Impact on Consumers and Businesses

For consumers, open banking has brought tangible benefits such as:

  • More transparent financial management tools that aggregate account data from multiple banks.
  • Lower-cost payments through account-to-account transfers instead of traditional card fees.
  • Seamless access to tailored budgeting, saving, and comparison tools that help optimise personal finances.

Small and medium-sized enterprises (SMEs) have also benefited: open banking-enabled services provide real-time cash visibility, automated reconciliation, and smoother payment experiences that can improve operating efficiency — a critical advantage for businesses managing tight cash flows.

Many providers have also explored ways to integrate open banking into lending decision engines, reducing friction and improving credit access analytics, although broader adoption in lending remains a future opportunity.

While some consumers interact with open banking daily without realising it — for example when using apps that aggregate account balances — the underlying infrastructure has quietly become part of how many UK citizens manage their personal and business finances.
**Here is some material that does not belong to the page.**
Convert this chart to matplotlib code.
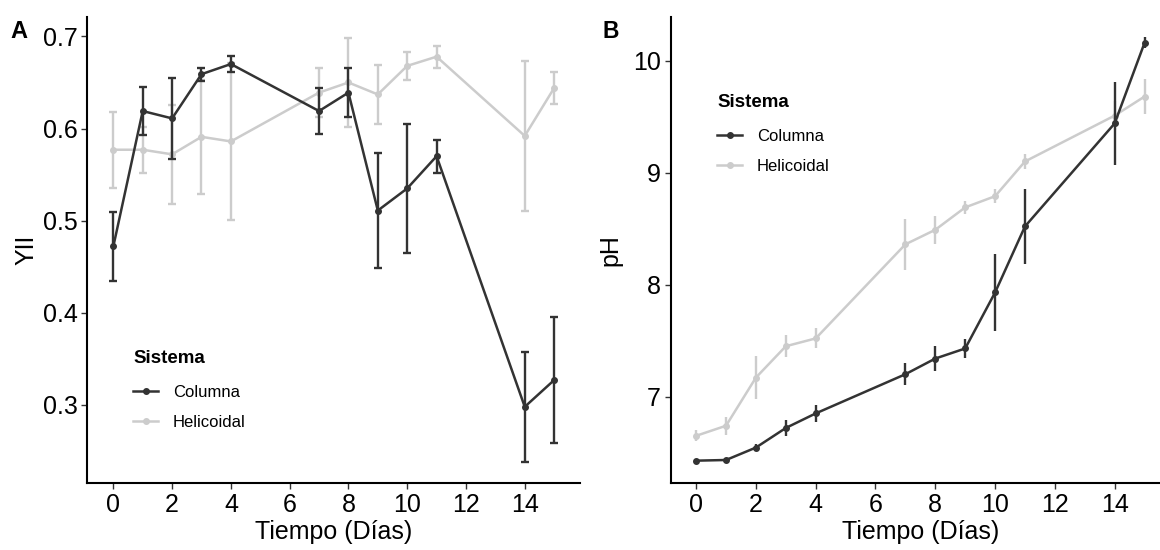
import matplotlib
matplotlib.use("Agg")
import matplotlib.pyplot as plt
import numpy as np

plt.rcParams['font.family'] = ['Liberation Sans', 'DejaVu Sans']

# Sampling days
dias = [0, 1, 2, 3, 4, 7, 8, 9, 10, 11, 14, 15]

# Photosynthetic yield (YII), mean and error
yii_columna = [0.472, 0.619, 0.611, 0.659, 0.670, 0.619, 0.639, 0.511, 0.535, 0.570, 0.298, 0.327]
yii_columna_err = [0.037, 0.026, 0.044, 0.007, 0.009, 0.025, 0.027, 0.062, 0.070, 0.018, 0.060, 0.068]
yii_helicoidal = [0.577, 0.577, 0.572, 0.591, 0.586, 0.639, 0.650, 0.637, 0.668, 0.678, 0.592, 0.644]
yii_helicoidal_err = [0.041, 0.025, 0.054, 0.062, 0.085, 0.027, 0.048, 0.032, 0.015, 0.012, 0.081, 0.017]

# pH, mean and error
ph_columna = [6.428, 6.434, 6.545, 6.72, 6.85, 7.20, 7.34, 7.43, 7.93, 8.52, 9.44, 10.16]
ph_columna_err = [0.01, 0.01, 0.03, 0.074, 0.075, 0.10, 0.11, 0.085, 0.34, 0.335, 0.37, 0.05]
ph_helicoidal = [6.65, 6.74, 7.17, 7.45, 7.52, 8.36, 8.49, 8.69, 8.79, 9.10, 9.51, 9.68]
ph_helicoidal_err = [0.05, 0.08, 0.19, 0.10, 0.09, 0.23, 0.125, 0.06, 0.065, 0.07, 0.13, 0.16]

COL_DARK = '#333333'
COL_LIGHT = '#cccccc'

fig = plt.figure(figsize=(11.6, 5.5), dpi=100)
ax_a = fig.add_axes([0.0754, 0.1213, 0.4246, 0.8477])
ax_b = fig.add_axes([0.5782, 0.1213, 0.4304, 0.8477])


def draw_panel(ax, col, col_err, hel, hel_err, capsize):
    # helicoidal underneath, columna on top
    for vals, errs, color, name, z in [(hel, hel_err, COL_LIGHT, 'Helicoidal', 2),
                                        (col, col_err, COL_DARK, 'Columna', 3)]:
        ax.errorbar(dias, vals, yerr=errs, fmt='none', ecolor=color,
                    elinewidth=1.7, capsize=capsize, capthick=1.7, zorder=z)
        ax.plot(dias, vals, color=color, lw=1.8, marker='o', markersize=4,
                label=name, zorder=z + 0.5)
    for side in ['top', 'right']:
        ax.spines[side].set_visible(False)
    for side in ['left', 'bottom']:
        ax.spines[side].set_linewidth(1.5)
        ax.spines[side].set_color('black')
    ax.set_xticks(np.arange(0, 15, 2))
    ax.tick_params(axis='both', labelsize=18, length=4, width=1,
                   color='#333333', labelcolor='black', pad=3)
    ax.set_xlabel('Tiempo (Días)', fontsize=18, labelpad=2)


draw_panel(ax_a, yii_columna, yii_columna_err, yii_helicoidal, yii_helicoidal_err, 3)
ax_a.set_xlim(-0.88, 15.88)
ax_a.set_ylim(0.215, 0.721)
ax_a.set_yticks([0.3, 0.4, 0.5, 0.6, 0.7])
ax_a.set_yticklabels(['0.3', '0.4', '0.5', '0.6', '0.7'])
ax_a.set_ylabel('YII', fontsize=18, labelpad=3)

draw_panel(ax_b, ph_columna, ph_columna_err, ph_helicoidal, ph_helicoidal_err, 0)
ax_b.set_xlim(-0.85, 15.85)
ax_b.set_ylim(6.226, 10.39)
ax_b.set_yticks([7, 8, 9, 10])
ax_b.set_ylabel('pH', fontsize=18, labelpad=8)


def add_legend(ax, x, y):
    handles, labels = ax.get_legend_handles_labels()
    order = [labels.index('Columna'), labels.index('Helicoidal')]
    leg = ax.legend([handles[i] for i in order], [labels[i] for i in order],
                    title='Sistema', loc='upper left',
                    bbox_to_anchor=(x / 1160, 1 - y / 550),
                    bbox_transform=fig.transFigure, frameon=False,
                    fontsize=12, title_fontproperties={'weight': 'bold', 'size': 13.5},
                    alignment='left', handlelength=1.5, handletextpad=0.9,
                    labelspacing=0.9, borderpad=0, borderaxespad=0)
    # a little more room between the title and the entries
    leg._legend_box.sep = 0.9 * 12 + 2
    return leg


add_legend(ax_a, 133, 350)
add_legend(ax_b, 717, 94)

fig.text(10 / 1160, 1 - 32 / 550, 'A', fontsize=17, fontweight='bold', va='center', ha='left')
fig.text(602 / 1160, 1 - 31 / 550, 'B', fontsize=16.5, fontweight='bold', va='center', ha='left')

fig.savefig('out.png', dpi=100)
Looking Ahead: From Open Banking to Smart Data

As open banking turns eight, the conversation is shifting from celebrating milestones to scaling impact and broadening scope. Stakeholders see open banking not as a finished project, but as the foundation for a broader open finance and smart data ecosystem that could reshape multiple sectors beyond financial services.

With strong adoption numbers, robust regulatory frameworks, and a growing set of use cases, the UK’s open banking model continues to serve both as a global blueprint and as a dynamic part of its domestic financial infrastructure.

However, realising the full potential of what comes next — be it commercial VRP adoption, open finance expansion, or cross-sector smart data sharing — will require continued collaboration between regulators, industry players, technology providers, and consumers.

As the UK celebrates eight years of open banking, the next chapter focuses on making the technology not just a tool for bank data sharing but a platform for economic, competitive, and social innovation.